Jawaban Yesus sejatinya diambil langsung dari inti dari Perjanjian Lama. Jawaban-Nya berasal dari Ulangan 6:4-6. Dalam tradisi Yahudi, ayat-ayat ini disebut ‘Shema’. Ayat-ayat ini sangat sakral bagi orang Israel, dan mereka akan mengucapkannya beberapa kali dalam sehari sebagai doa dasar mereka. Kita mungkin bisa menyamakan ‘Shema’ ini dengan doa Bapa Kami. Namun, Yesus tidak berhenti sampai di situ. Dia juga menambahkan perintah terbesar kedua, “Kasihilah sesamamu seperti dirimu sendiri.” Sekali lagi, ini juga berasal dari Perjanjian Lama (lihat Imamat 19:18).
Hal yang revolusioner dari jawaban Yesus bukanlah mengenai sumber dari pernyataan-Nya, tetapi orientasi yang sebenarnya dari semua perintah dalam Hukum Musa. Kita melakukan segala sesuatu karena kasih kita kepada Allah. Pada saat yang sama, perintah Yesus yang paling utama ini juga menjelaskan dan memberikan orientasi yang tepat tentang bagaimana kita mengasihi orang lain. Kasih kepada sesama adalah manifestasi esensial dari kasih kepada Allah dan ini dilakukan demi kasih kepada Allah (lihat KGK 1822). Cara sederhana untuk mengetahui bahwa cinta kita bagi sesama adalah cinta sejati adalah dengan mengajukan sebuah pertanyaan, “Apakah tindakan saya berkenan kepada Allah?” Jika jawabannya tidak, tentu saja tindakan kita bukanlah sebuah kasih yang sejati.
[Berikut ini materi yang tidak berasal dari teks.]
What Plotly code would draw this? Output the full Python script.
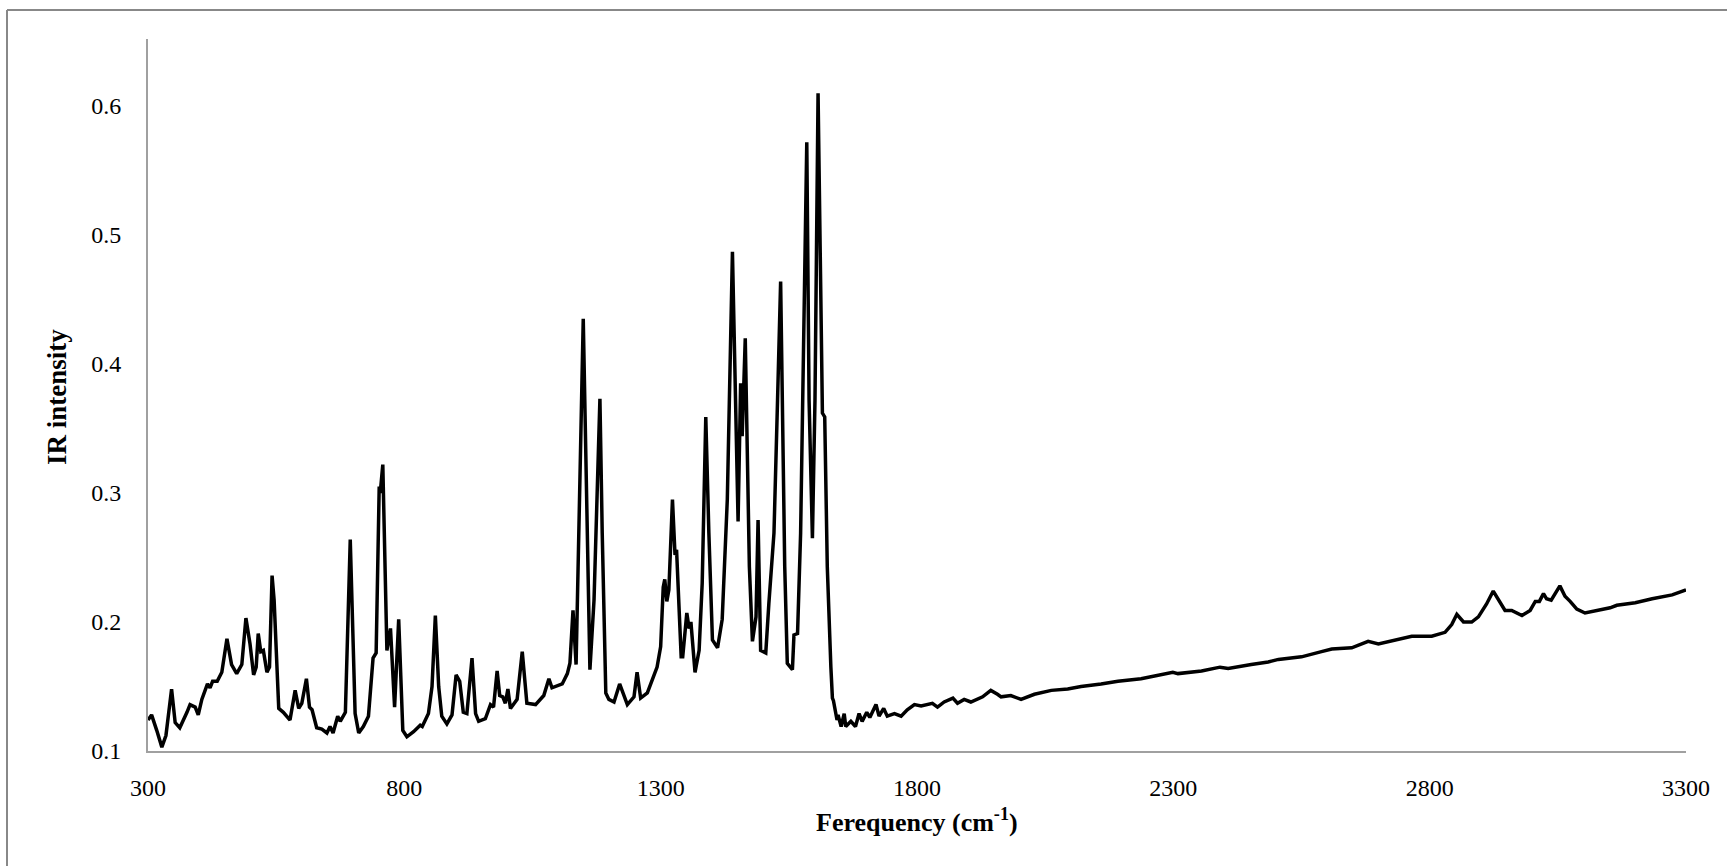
import plotly.graph_objects as go

# Frequency (cm-1) and IR intensity
freq = [300, 307, 317, 327, 335, 346, 353, 362, 376, 382, 392, 398, 405, 416, 421, 426, 435, 444, 454, 463,
        473, 483, 491, 499, 506, 511, 515, 520, 525, 532, 537, 542, 546, 555, 564, 577, 587, 594, 600, 609,
        615, 620, 629, 639, 649, 655, 661, 670, 675, 685, 694.5, 704, 711, 720, 730, 739, 745, 751, 753, 758,
        766, 773, 781, 789, 797, 805, 818, 831, 835, 847, 854, 860.5, 867, 873, 883, 893, 901, 908, 915, 922,
        932, 939, 945, 958, 968, 974, 981, 986, 992, 997, 1002, 1007, 1020, 1030, 1039, 1056, 1072, 1082, 1088, 1108,
        1118, 1123, 1129, 1135, 1149, 1162, 1170, 1177.5, 1181.5, 1186, 1193, 1199, 1209, 1220, 1235, 1248, 1254, 1261, 1274, 1293,
        1300, 1305, 1308, 1312, 1316, 1323, 1328, 1331, 1340, 1343, 1351, 1355.5, 1359, 1367, 1375, 1381, 1388, 1394, 1401, 1411,
        1420, 1430, 1440, 1451, 1456, 1459, 1465, 1473, 1479, 1486, 1490, 1495, 1505, 1511, 1521, 1528, 1534, 1542, 1547, 1557,
        1560, 1567, 1573, 1585, 1589.5, 1596, 1601, 1607, 1615.5, 1620, 1625, 1632, 1635, 1637, 1644, 1646, 1652, 1658, 1661, 1671,
        1680, 1687, 1693, 1702, 1708, 1720, 1726, 1735, 1742, 1756, 1769, 1781, 1795, 1808, 1830, 1840, 1853, 1870, 1879, 1892,
        1905, 1928, 1944, 1957, 1964, 1983, 2003, 2029, 2062, 2094, 2120, 2159, 2192, 2237, 2276, 2299, 2309, 2355, 2391, 2407,
        2452, 2485, 2505, 2550, 2589, 2609, 2648, 2680, 2700, 2732, 2765, 2804, 2830, 2843, 2853, 2866, 2882, 2895, 2911, 2924,
        2934, 2947, 2960, 2980, 2996, 3006, 3014, 3022, 3028, 3037, 3054, 3064, 3074, 3087, 3103, 3136, 3152, 3165, 3201, 3234,
        3273, 3300]

intensity = [0.124, 0.128, 0.116, 0.103, 0.112, 0.148, 0.122, 0.118, 0.130, 0.136, 0.134, 0.128, 0.140, 0.152, 0.149, 0.154, 0.154, 0.161, 0.187, 0.167,
             0.160, 0.167, 0.203, 0.183, 0.159, 0.165, 0.191, 0.177, 0.178, 0.161, 0.165, 0.236, 0.217, 0.133, 0.130, 0.124, 0.147, 0.133, 0.137, 0.156,
             0.134, 0.132, 0.118, 0.117, 0.114, 0.119, 0.114, 0.127, 0.123, 0.130, 0.264, 0.129, 0.114, 0.119, 0.127, 0.172, 0.176, 0.305, 0.300, 0.322,
             0.178, 0.195, 0.134, 0.202, 0.116, 0.111, 0.115, 0.120, 0.119, 0.129, 0.150, 0.205, 0.150, 0.127, 0.121, 0.128, 0.159, 0.154, 0.130, 0.129,
             0.172, 0.129, 0.123, 0.125, 0.136, 0.134, 0.162, 0.143, 0.142, 0.137, 0.148, 0.133, 0.140, 0.177, 0.137, 0.136, 0.143, 0.156, 0.149, 0.152,
             0.160, 0.168, 0.209, 0.167, 0.435, 0.163, 0.217, 0.320, 0.373, 0.269, 0.145, 0.140, 0.138, 0.152, 0.136, 0.142, 0.161, 0.141, 0.145, 0.165,
             0.181, 0.227, 0.233, 0.216, 0.225, 0.295, 0.252, 0.256, 0.173, 0.173, 0.207, 0.195, 0.200, 0.161, 0.178, 0.230, 0.359, 0.269, 0.186, 0.180,
             0.202, 0.295, 0.487, 0.278, 0.385, 0.344, 0.420, 0.243, 0.185, 0.204, 0.279, 0.178, 0.176, 0.214, 0.269, 0.372, 0.464, 0.243, 0.168, 0.163,
             0.190, 0.191, 0.269, 0.572, 0.372, 0.265, 0.372, 0.610, 0.362, 0.359, 0.243, 0.165, 0.141, 0.139, 0.124, 0.128, 0.119, 0.129, 0.119, 0.123,
             0.119, 0.129, 0.123, 0.130, 0.126, 0.136, 0.127, 0.133, 0.127, 0.129, 0.127, 0.132, 0.136, 0.135, 0.137, 0.134, 0.138, 0.141, 0.137, 0.140,
             0.138, 0.142, 0.147, 0.144, 0.142, 0.143, 0.140, 0.144, 0.147, 0.148, 0.150, 0.152, 0.154, 0.156, 0.159, 0.161, 0.160, 0.162, 0.165, 0.164,
             0.167, 0.169, 0.171, 0.173, 0.177, 0.179, 0.180, 0.185, 0.183, 0.186, 0.189, 0.189, 0.192, 0.198, 0.206, 0.200, 0.200, 0.204, 0.214, 0.224,
             0.217, 0.209, 0.209, 0.205, 0.209, 0.216, 0.216, 0.222, 0.218, 0.217, 0.228, 0.220, 0.216, 0.210, 0.207, 0.210, 0.211, 0.213, 0.215, 0.218,
             0.221, 0.225]

x_ticks = [300, 800, 1300, 1800, 2300, 2800, 3300]
y_ticks = [0.1, 0.2, 0.3, 0.4, 0.5, 0.6]

W, H = 1727, 866
L, R, T, B = 148, 1686, 39, 751  # plot area in pixels
pw, ph = R - L, B - T

def px(xp):
    return (xp - L) / pw

def py(yp):
    return (B - yp) / ph

FONT = "Liberation Serif"

fig = go.Figure()
fig.add_trace(go.Scatter(x=freq, y=intensity, mode="lines",
                         line=dict(color="black", width=3.5, shape="linear"), showlegend=False,
                         hoverinfo="x+y"))

fig.update_layout(
    width=W, height=H,
    margin=dict(l=L, r=W - R, t=T, b=H - B, pad=0),
    paper_bgcolor="white", plot_bgcolor="white",
    font=dict(family=FONT, color="black", size=24),
    xaxis=dict(range=[300, 3300], tickvals=x_ticks, ticktext=[str(v) for v in x_ticks],
               showgrid=False, zeroline=False, showline=True, linecolor="#a0a0a0", linewidth=2,
               ticks="", ticklabelstandoff=14, tickfont=dict(family=FONT, size=24, color="black")),
    yaxis=dict(range=[0.1, 0.652], tickvals=y_ticks, ticktext=[f"{v:.1f}" for v in y_ticks],
               showgrid=False, zeroline=False, showline=True, linecolor="#a0a0a0", linewidth=2,
               ticks="", ticklabelstandoff=20, tickfont=dict(family=FONT, size=24, color="black")),
    annotations=[
        dict(text="<b>Ferequency (cm<sup>-1</sup>)</b>", xref="paper", yref="paper",
             x=px(917), y=py(820), xanchor="center", yanchor="middle", showarrow=False,
             font=dict(family=FONT, size=26, color="black")),
        dict(text="<b>IR intensity</b>", xref="paper", yref="paper", textangle=-90,
             x=px(57), y=py(397), xanchor="center", yanchor="middle", showarrow=False,
             font=dict(family=FONT, size=27, color="black")),
    ],
    shapes=[
        dict(type="line", xref="paper", yref="paper", x0=px(7), x1=px(W + 5), y0=py(10), y1=py(10),
             line=dict(color="#888888", width=2)),
        dict(type="line", xref="paper", yref="paper", x0=px(7), x1=px(7), y0=py(10), y1=py(H + 5),
             line=dict(color="#888888", width=2)),
    ],
)

fig.write_html("out.html")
Oleh karena itu, kita tidak dapat menggunakan kata ‘cinta’ sebagai pembenaran atas perilaku dan gaya hidup berdosa kita. Kita tidak bisa mengatakan bahwa kita mengasihi seseorang, tetapi pada kenyataannya, kita justru menjauhkannya dari Tuhan. Juga, menyakiti orang lain, apalagi yang tidak bersalah, atas nama kasih kepada Tuhan juga merupakan tindakan yang salah.